## Provided material
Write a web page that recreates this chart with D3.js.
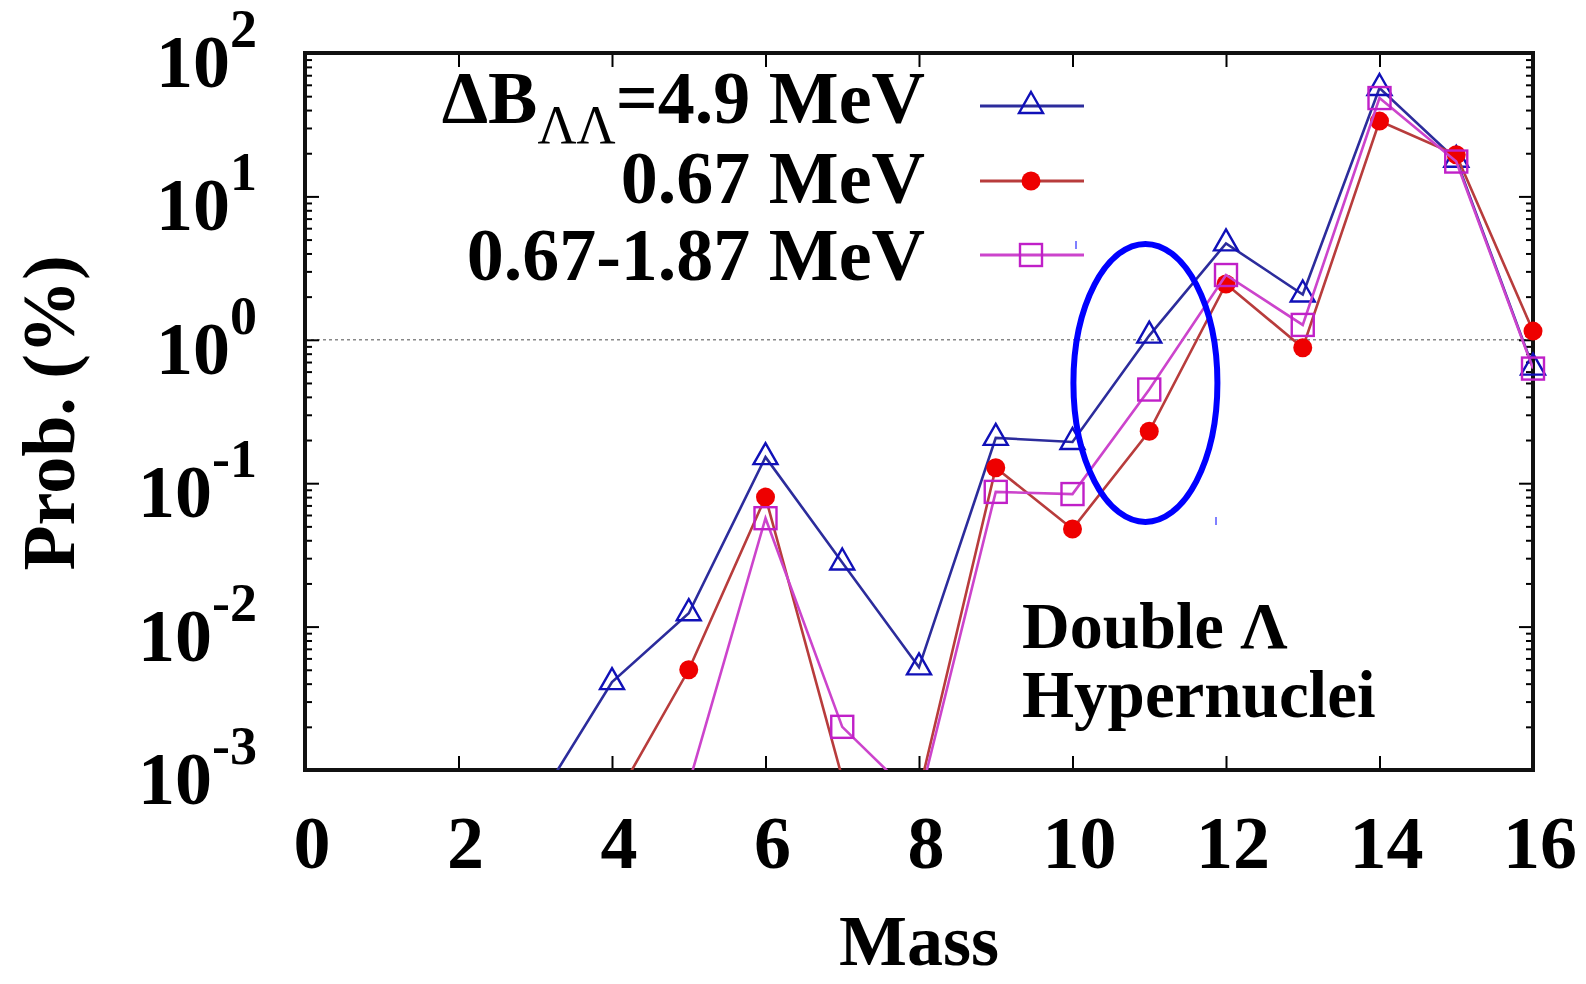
<!DOCTYPE html>
<html>
<head>
<meta charset="utf-8">
<title>Double Lambda hypernuclei mass distribution</title>
<script src="https://cdn.jsdelivr.net/npm/d3@7"></script>
<style>
  html, body { margin: 0; padding: 0; background: #fff; overflow: hidden; }
  svg { display: block; }
  text { font-family: "Liberation Serif", "Times New Roman", serif; font-weight: bold; fill: #000; }
</style>
</head>
<body>
<svg id="chart" width="1586" height="984"></svg>
<script>
// data (Prob. in %), null = not shown
const masses = [3, 4, 5, 6, 7, 8, 9, 10, 11, 12, 13, 14, 15, 16];
const prob49 = [0.00056, 0.0041, 0.0124, 0.152, 0.028, 0.0052, 0.207, 0.194, 1.07, 4.7, 2.07, 57, 18, 0.64];
const prob067 = [null, 0.00057, 0.005, 0.080, 0.00088, 0.0007, 0.128, 0.048, 0.23, 2.45, 0.88, 33.5, 19.5, 1.15];
const prob067to187 = [null, null, 0.0008, 0.057, 0.002, 0.0006, 0.087, 0.084, 0.45, 2.83, 1.27, 48.5, 17.5, 0.63];
const xTicks = [0, 2, 4, 6, 8, 10, 12, 14, 16];
const yExponents = [-3, -2, -1, 0, 1, 2];
const legendLabels = ["=4.9 MeV", "0.67 MeV", "0.67-1.87 MeV"];

const svg = d3.select("#chart");
const plotLeft = 305, plotRight = 1533, plotTop = 53, plotBottom = 770;

const x = d3.scaleLinear().domain([0, 16]).range([plotLeft, plotRight]);
const y = d3.scaleLog().domain([1e-3, 1e2]).range([plotBottom, plotTop]);

// clip for lines
svg.append("defs").append("clipPath").attr("id", "plotclip")
  .append("rect").attr("x", plotLeft).attr("y", plotTop)
  .attr("width", plotRight - plotLeft).attr("height", plotBottom - plotTop);

// dotted line at 10^0
svg.append("line")
  .attr("x1", plotLeft).attr("x2", plotRight)
  .attr("y1", y(1)).attr("y2", y(1))
  .attr("stroke", "#888").attr("stroke-width", 1.5)
  .attr("stroke-dasharray", "3,3");

// ticks
const minorVals = [];
yExponents.slice(0, -1).forEach(e => {
  for (let k = 2; k <= 9; k++) minorVals.push(k * Math.pow(10, e));
});
const majorVals = yExponents.map(e => Math.pow(10, e));

function tickStyle(g) {
  g.select(".domain").remove();
  g.selectAll("line").attr("stroke", "#000").attr("stroke-width", 2);
  g.selectAll("text").remove();
}

svg.append("g").attr("transform", `translate(${plotLeft},0)`)
  .call(d3.axisLeft(y).tickValues(majorVals).tickSize(-14).tickFormat("")).call(tickStyle);
svg.append("g").attr("transform", `translate(${plotLeft},0)`)
  .call(d3.axisLeft(y).tickValues(minorVals).tickSize(-7).tickFormat("")).call(tickStyle);
svg.append("g").attr("transform", `translate(${plotRight},0)`)
  .call(d3.axisRight(y).tickValues(majorVals).tickSize(-14).tickFormat("")).call(tickStyle);
svg.append("g").attr("transform", `translate(${plotRight},0)`)
  .call(d3.axisRight(y).tickValues(minorVals).tickSize(-7).tickFormat("")).call(tickStyle);
svg.append("g").attr("transform", `translate(0,${plotBottom})`)
  .call(d3.axisBottom(x).tickValues(xTicks).tickSize(-14).tickFormat("")).call(tickStyle);
svg.append("g").attr("transform", `translate(0,${plotTop})`)
  .call(d3.axisTop(x).tickValues(xTicks).tickSize(-14).tickFormat("")).call(tickStyle);

// frame
svg.append("rect")
  .attr("x", plotLeft).attr("y", plotTop)
  .attr("width", plotRight - plotLeft).attr("height", plotBottom - plotTop)
  .attr("fill", "none").attr("stroke", "#111").attr("stroke-width", 4);

// y tick labels 10^n
yExponents.forEach(e => {
  const t = svg.append("text")
    .attr("x", 257).attr("y", y(Math.pow(10, e)) + 34)
    .attr("text-anchor", "end")
    .style("font-size", "74px");
  t.append("tspan").text("10");
  t.append("tspan").attr("dy", -40).style("font-size", "54px").text(String(e));
});

// x tick labels
xTicks.forEach(v => {
  svg.append("text")
    .attr("x", x(v) + 7).attr("y", 868)
    .attr("text-anchor", "middle")
    .style("font-size", "74px")
    .text(v);
});

// axis titles
svg.append("text")
  .attr("x", (plotLeft + plotRight) / 2).attr("y", 965)
  .attr("text-anchor", "middle")
  .style("font-size", "72px")
  .text("Mass");
svg.append("text")
  .attr("transform", "translate(74,413) rotate(-90)")
  .attr("text-anchor", "middle")
  .style("font-size", "74px")
  .text("Prob. (%)");

// series
const series = [
  { values: prob49, line: "#2c2c9c", mark: "#1010b8", shape: "tri" },
  { values: prob067, line: "#b83c3c", mark: "#ee0000", shape: "circle" },
  { values: prob067to187, line: "#cc44cc", mark: "#c020c8", shape: "square" }
];

const lineGen = d3.line()
  .defined(d => d.v != null)
  .x(d => x(d.m))
  .y(d => y(d.v));

function drawMarker(g, shape, color, cx, cy) {
  if (shape === "tri") {
    g.append("path")
      .attr("d", `M${cx},${cy - 14}L${cx + 12},${cy + 7}L${cx - 12},${cy + 7}Z`)
      .attr("fill", "none").attr("stroke", color).attr("stroke-width", 2.4);
  } else if (shape === "circle") {
    g.append("circle").attr("cx", cx).attr("cy", cy).attr("r", 9.5)
      .attr("fill", color);
  } else {
    g.append("rect").attr("x", cx - 11).attr("y", cy - 11)
      .attr("width", 22).attr("height", 22)
      .attr("fill", "none").attr("stroke", color).attr("stroke-width", 2.4);
  }
}

series.forEach(s => {
  const pts = masses.map((m, i) => ({ m: m, v: s.values[i] }));
  svg.append("path")
    .datum(pts)
    .attr("clip-path", "url(#plotclip)")
    .attr("d", lineGen)
    .attr("fill", "none")
    .attr("stroke", s.line)
    .attr("stroke-width", 2.6);
  const g = svg.append("g");
  pts.filter(d => d.v != null && d.v >= 1e-3 && d.v <= 1e2)
    .forEach(d => drawMarker(g, s.shape, s.mark, x(d.m), y(d.v)));
});

// legend
const legendBase = [123, 203, 280];
const legendLineY = [106, 181, 255];
series.forEach((s, i) => {
  const t = svg.append("text")
    .attr("x", 925).attr("y", legendBase[i])
    .attr("text-anchor", "end")
    .style("font-size", "74px");
  if (i === 0) {
    t.append("tspan").text("ΔB");
    t.append("tspan").attr("dy", 20).style("font-size", "54px").style("font-weight", "normal").text("ΛΛ");
    t.append("tspan").attr("dy", -20).text(legendLabels[i]);
  } else {
    t.text(legendLabels[i]);
  }
  svg.append("line")
    .attr("x1", 980).attr("x2", 1084)
    .attr("y1", legendLineY[i]).attr("y2", legendLineY[i])
    .attr("stroke", s.line).attr("stroke-width", 2.8);
  drawMarker(svg.append("g"), s.shape, s.mark, 1031, legendLineY[i]);
});

// annotation
svg.append("ellipse")
  .attr("cx", x(10.95)).attr("cy", y(0.5))
  .attr("rx", 72).attr("ry", 139)
  .attr("fill", "none").attr("stroke", "#0000ff").attr("stroke-width", 6);

svg.append("text")
  .attr("x", 1022).attr("y", 648)
  .style("font-size", "66px")
  .text("Double Λ");
svg.append("text")
  .attr("x", 1022).attr("y", 717)
  .style("font-size", "67px")
  .text("Hypernuclei");

// small stray marks in the source picture
[[1076, 241, 249], [1216, 517, 525]].forEach(p => {
  svg.append("line").attr("x1", p[0]).attr("x2", p[0])
    .attr("y1", p[1]).attr("y2", p[2])
    .attr("stroke", "#0000ff").attr("stroke-width", 1);
});
</script>
</body>
</html>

## Exercise aim
Return each line where "chart" shows up.

## Output of the task
Write a web page that recreates this chart with D3.js.
<svg id="chart" width="1586" height="984"></svg>
const svg = d3.select("#chart");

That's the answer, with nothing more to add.